### Stated exercise
Count every line of the material that holds the string "LaTeX". Respond with the total only.
>> BEGIN Records shown
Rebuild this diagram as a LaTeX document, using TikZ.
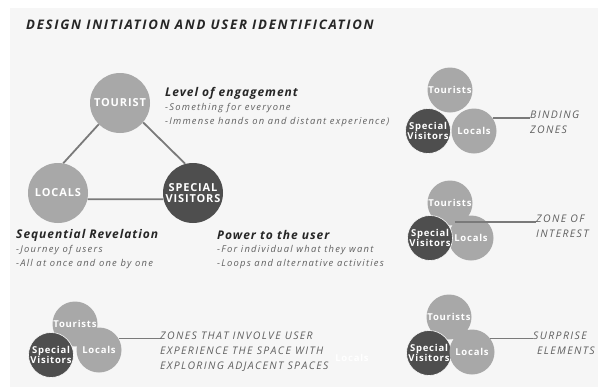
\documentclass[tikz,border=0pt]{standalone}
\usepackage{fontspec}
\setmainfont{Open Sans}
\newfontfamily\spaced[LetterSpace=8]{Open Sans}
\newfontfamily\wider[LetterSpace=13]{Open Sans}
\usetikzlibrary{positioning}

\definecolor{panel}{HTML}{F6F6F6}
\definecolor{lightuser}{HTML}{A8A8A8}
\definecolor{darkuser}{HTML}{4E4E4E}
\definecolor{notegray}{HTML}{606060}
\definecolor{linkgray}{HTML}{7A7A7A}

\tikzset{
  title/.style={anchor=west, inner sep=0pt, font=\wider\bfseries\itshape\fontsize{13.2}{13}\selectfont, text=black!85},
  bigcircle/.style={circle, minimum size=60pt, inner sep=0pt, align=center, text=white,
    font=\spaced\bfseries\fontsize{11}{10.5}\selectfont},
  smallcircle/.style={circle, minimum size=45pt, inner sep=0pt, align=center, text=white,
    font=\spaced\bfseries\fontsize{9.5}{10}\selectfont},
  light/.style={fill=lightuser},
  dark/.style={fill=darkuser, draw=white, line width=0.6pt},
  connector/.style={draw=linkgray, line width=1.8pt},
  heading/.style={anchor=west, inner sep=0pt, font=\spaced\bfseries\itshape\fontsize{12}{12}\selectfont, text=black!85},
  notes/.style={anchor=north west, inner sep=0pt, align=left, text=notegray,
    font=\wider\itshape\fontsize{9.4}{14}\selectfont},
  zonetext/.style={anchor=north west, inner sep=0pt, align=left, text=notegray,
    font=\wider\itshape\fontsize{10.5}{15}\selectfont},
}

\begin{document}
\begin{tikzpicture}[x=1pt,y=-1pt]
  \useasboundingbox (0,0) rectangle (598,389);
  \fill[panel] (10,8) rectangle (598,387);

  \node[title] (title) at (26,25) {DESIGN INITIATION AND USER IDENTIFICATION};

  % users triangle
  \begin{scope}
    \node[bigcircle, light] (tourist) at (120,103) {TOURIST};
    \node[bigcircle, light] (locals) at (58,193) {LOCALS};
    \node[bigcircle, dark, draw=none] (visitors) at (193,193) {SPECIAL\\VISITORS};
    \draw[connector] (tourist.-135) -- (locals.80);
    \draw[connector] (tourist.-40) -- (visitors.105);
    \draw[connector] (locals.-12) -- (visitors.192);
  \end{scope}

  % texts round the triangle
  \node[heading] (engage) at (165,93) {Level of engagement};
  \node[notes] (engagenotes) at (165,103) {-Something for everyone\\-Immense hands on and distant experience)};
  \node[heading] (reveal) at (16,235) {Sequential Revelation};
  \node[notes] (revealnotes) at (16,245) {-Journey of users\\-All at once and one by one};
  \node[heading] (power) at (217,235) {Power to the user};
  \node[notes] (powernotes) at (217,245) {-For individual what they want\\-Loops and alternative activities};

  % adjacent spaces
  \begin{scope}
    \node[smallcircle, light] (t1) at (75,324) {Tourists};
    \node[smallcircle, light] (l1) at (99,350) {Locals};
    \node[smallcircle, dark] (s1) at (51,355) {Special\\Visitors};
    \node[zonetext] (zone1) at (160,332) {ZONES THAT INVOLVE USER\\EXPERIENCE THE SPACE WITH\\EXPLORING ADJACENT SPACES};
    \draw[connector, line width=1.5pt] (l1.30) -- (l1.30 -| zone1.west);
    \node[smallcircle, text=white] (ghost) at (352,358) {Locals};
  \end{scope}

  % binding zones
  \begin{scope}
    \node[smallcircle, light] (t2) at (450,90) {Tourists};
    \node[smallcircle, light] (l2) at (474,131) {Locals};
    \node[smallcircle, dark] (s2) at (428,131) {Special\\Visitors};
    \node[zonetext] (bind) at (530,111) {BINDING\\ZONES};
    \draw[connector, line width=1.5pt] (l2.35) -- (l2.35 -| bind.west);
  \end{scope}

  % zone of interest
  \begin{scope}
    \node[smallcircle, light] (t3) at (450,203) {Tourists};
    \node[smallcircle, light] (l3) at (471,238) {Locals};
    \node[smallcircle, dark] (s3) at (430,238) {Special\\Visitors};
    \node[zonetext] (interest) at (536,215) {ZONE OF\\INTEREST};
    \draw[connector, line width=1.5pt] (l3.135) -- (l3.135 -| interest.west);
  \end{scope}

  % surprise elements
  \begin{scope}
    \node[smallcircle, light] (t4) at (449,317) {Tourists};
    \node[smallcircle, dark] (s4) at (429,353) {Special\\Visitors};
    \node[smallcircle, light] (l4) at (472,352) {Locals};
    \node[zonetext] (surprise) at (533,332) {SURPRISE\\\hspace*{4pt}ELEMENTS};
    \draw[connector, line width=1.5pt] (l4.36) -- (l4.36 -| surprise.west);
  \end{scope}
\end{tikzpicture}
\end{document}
>> END Records shown
>> BEGIN Records shown
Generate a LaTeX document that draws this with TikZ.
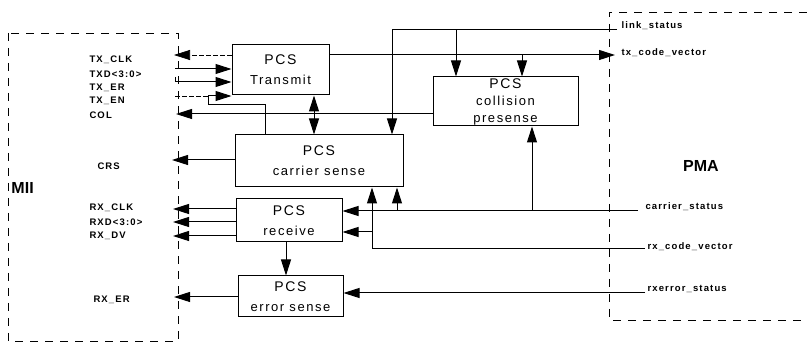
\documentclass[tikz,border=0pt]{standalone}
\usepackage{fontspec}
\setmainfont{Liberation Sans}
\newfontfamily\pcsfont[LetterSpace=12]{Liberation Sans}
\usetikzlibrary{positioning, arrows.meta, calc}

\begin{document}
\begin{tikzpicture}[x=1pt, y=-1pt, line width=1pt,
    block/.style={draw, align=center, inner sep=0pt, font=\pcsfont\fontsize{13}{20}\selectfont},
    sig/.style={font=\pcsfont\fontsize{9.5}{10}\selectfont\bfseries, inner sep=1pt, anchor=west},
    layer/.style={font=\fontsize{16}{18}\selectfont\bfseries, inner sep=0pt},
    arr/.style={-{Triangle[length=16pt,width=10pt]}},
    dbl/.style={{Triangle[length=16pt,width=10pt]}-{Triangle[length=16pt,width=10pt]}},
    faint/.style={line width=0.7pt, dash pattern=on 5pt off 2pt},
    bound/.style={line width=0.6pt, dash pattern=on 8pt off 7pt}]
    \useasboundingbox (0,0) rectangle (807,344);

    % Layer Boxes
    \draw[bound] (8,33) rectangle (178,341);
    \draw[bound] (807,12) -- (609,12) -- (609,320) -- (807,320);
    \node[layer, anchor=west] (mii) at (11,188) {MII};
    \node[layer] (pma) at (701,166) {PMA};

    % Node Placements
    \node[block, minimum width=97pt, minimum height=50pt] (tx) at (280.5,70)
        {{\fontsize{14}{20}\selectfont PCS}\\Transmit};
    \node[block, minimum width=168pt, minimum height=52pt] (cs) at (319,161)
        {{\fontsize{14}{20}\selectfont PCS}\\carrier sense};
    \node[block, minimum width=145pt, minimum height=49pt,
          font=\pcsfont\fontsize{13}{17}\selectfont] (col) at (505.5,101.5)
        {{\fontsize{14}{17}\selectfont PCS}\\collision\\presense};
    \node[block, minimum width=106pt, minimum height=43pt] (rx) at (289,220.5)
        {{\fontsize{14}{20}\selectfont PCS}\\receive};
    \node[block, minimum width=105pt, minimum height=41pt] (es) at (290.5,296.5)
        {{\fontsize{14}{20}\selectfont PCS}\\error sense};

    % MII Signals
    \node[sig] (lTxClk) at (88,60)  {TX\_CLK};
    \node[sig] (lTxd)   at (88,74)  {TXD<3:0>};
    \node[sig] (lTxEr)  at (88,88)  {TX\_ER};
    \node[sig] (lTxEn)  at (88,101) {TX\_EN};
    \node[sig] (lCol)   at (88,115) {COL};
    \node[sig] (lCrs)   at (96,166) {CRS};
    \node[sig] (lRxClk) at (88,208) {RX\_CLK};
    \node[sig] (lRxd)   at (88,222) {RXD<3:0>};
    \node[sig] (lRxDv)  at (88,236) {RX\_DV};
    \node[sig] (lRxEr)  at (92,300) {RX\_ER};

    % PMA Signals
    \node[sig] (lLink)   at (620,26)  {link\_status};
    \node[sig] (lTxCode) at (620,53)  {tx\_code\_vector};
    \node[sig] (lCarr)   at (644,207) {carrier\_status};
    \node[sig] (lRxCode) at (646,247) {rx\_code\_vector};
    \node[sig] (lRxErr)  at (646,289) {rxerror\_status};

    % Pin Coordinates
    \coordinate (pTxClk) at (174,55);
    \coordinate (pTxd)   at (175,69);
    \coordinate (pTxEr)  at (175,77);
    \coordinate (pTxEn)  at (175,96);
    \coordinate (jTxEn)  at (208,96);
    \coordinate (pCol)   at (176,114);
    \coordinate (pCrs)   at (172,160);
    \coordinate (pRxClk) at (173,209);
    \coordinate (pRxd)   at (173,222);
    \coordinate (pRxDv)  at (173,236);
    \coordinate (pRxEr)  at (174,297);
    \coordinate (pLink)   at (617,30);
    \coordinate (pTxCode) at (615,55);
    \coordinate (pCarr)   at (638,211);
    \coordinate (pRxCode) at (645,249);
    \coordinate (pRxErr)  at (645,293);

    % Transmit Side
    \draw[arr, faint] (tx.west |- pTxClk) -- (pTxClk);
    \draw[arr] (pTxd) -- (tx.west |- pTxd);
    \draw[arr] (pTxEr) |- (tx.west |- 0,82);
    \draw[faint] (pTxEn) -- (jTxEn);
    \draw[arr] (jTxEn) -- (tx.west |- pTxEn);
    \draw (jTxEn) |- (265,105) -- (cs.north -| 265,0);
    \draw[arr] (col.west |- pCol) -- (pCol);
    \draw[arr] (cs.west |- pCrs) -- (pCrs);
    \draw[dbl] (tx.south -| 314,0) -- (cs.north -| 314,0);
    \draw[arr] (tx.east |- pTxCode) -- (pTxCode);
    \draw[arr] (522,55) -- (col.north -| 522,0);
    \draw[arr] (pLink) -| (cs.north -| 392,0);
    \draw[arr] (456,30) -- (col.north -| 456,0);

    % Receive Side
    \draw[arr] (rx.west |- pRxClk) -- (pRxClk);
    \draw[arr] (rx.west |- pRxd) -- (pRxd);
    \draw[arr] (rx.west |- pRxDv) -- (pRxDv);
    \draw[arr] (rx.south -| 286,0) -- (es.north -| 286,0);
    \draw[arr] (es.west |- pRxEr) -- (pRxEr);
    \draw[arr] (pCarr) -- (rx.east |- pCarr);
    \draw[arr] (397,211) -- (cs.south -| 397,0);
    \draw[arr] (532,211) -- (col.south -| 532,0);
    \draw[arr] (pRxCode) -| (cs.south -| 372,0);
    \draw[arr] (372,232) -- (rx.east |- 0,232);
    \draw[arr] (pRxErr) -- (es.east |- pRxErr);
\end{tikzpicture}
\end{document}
>> END Records shown
### Answer to this exercise
2